Сталинские мастера по плетению интриг умело разожгли в советском обществе гнев против террористов. Никита Хрущев, горячий сторонник показательных политических процессов и расстрелов, как-то вечером приехал в здание ЦК и оказался свидетелем интересной сцены. Лазарь Каганович и Серго Орджоникидзе, не стесняясь в выражениях, уговаривали Демьяна Бедного написать для «Правды» статью с требованием пролить кровь террористов. После того как Бедный прочитал свое творение вслух, в комнате наступило неловкое молчание.

– Нет, товарищ Бедный, это нам не подходит, – покачал головой Железный Лазарь. Серго тут же вышел из себя и начал кричать. Хрущев молчал, но тоже угрожающе смотрел на поэта.

– Я не могу! – пытался протестовать Демьян Бедный, но он сумел.

На следующий день «Правда» напечатала его произведение с многозначительным заголовком «Пощады нет!».

Поймали мы змею, и не одну змею.

Зиновьев! Каменев! На первую скамью!

Вам первым честь – припасть губами к смертной чаше!

Нет больше веры вам. Для нас уж вы мертвы.

Убивши Кирова, кого убили вы?

Стихотворение перекликалось с передовицей, которая гласила: «Расстрелять, как бешеных собак!»

Андрей Януарьевич Вышинский суммировал «настроения народа» в своем заключительном слове: «Эти бешеные псы капитализма пытались уничтожить лучшего представителя Советской страны – Кирова. Я требую, чтобы эти бешеные псы были расстреляны. Все до единого!» Сами «псы» патетически молили о пощаде и делали все новые и новые признания в надежде смягчить свою участь. Даже сейчас, спустя почти семьдесят лет, их трудно читать спокойно. Каменев закончил свое выступление, сел, потом опять вскочил и попросил не трогать его детей. «Независимо от того, каким будет мой приговор, я заранее считаю его справедливым, – заявил близкий соратник Ленина. – Не оглядывайтесь назад, – обратился он к своим сыновьям. – Идите вперед. Следуйте за Сталиным!»

Судьи удалились для вынесения вердикта. Конечно, никакого обсуждения не было и в помине. Приговор был известен давно. В 14.30 судьи вернулись в зал. Все подсудимые были приговорены к расстрелу. Один из несчастных, выслушав смертный приговор, закричал: «Да здравствует дело Маркса, Энгельса, Ленина и Сталина!»

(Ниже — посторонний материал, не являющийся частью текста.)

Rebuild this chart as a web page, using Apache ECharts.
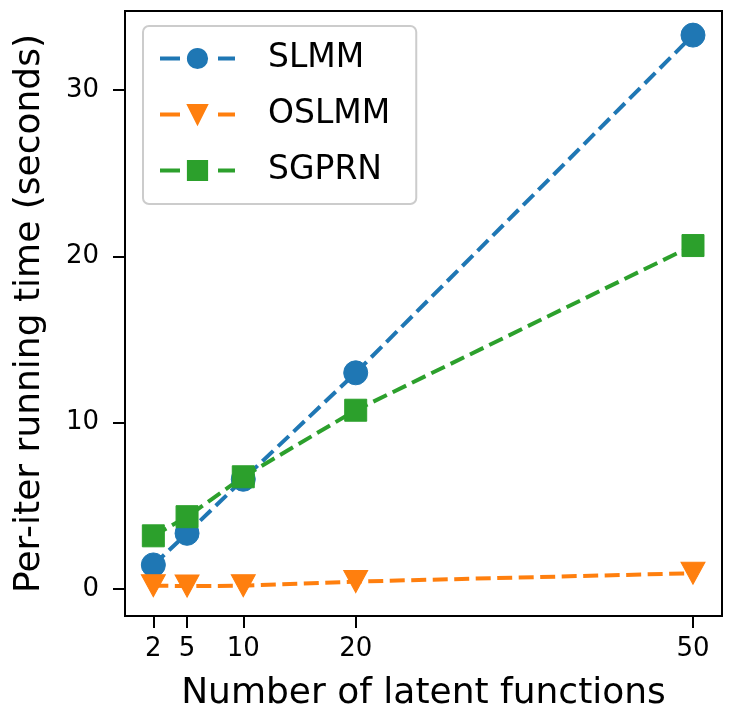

Вернувшись в тюрьму, перепуганные «террористы» вспомнили про обещание Сталина не расстреливать их и подали апелляцию. Они просили сохранить им жизнь. Зиновьев и Каменев в своих камерах с тревогой ждали ответа. В 20.48 в солнечный Сочи, где в то время отдыхал вождь, пришла очередная правительственная телеграмма. Каганович, Орджоникидзе, Ворошилов и Ежов сообщали, что осужденные подали апелляцию с просьбой о помиловании. «Политбюро предлагает отклонить апелляцию, – писали партийные руководители, – и этой же ночью привести приговор в исполнение». Сталин не ответил. Может, он упивался долгожданной местью. Может, ужинал и не хотел отрываться от еды. Конечно, он прекрасно понимал, что казнь двух ближайших товарищей Ленина означала гигантский шаг по направлению к его следующей колоссальной авантюре. Иосиф Виссарионович уже тогда, конечно, намечал развязать террор против самой партии, устроить кровавую резню, в которой погибнут даже его друзья и члены семьи. Сталин выжидал три долгих часа.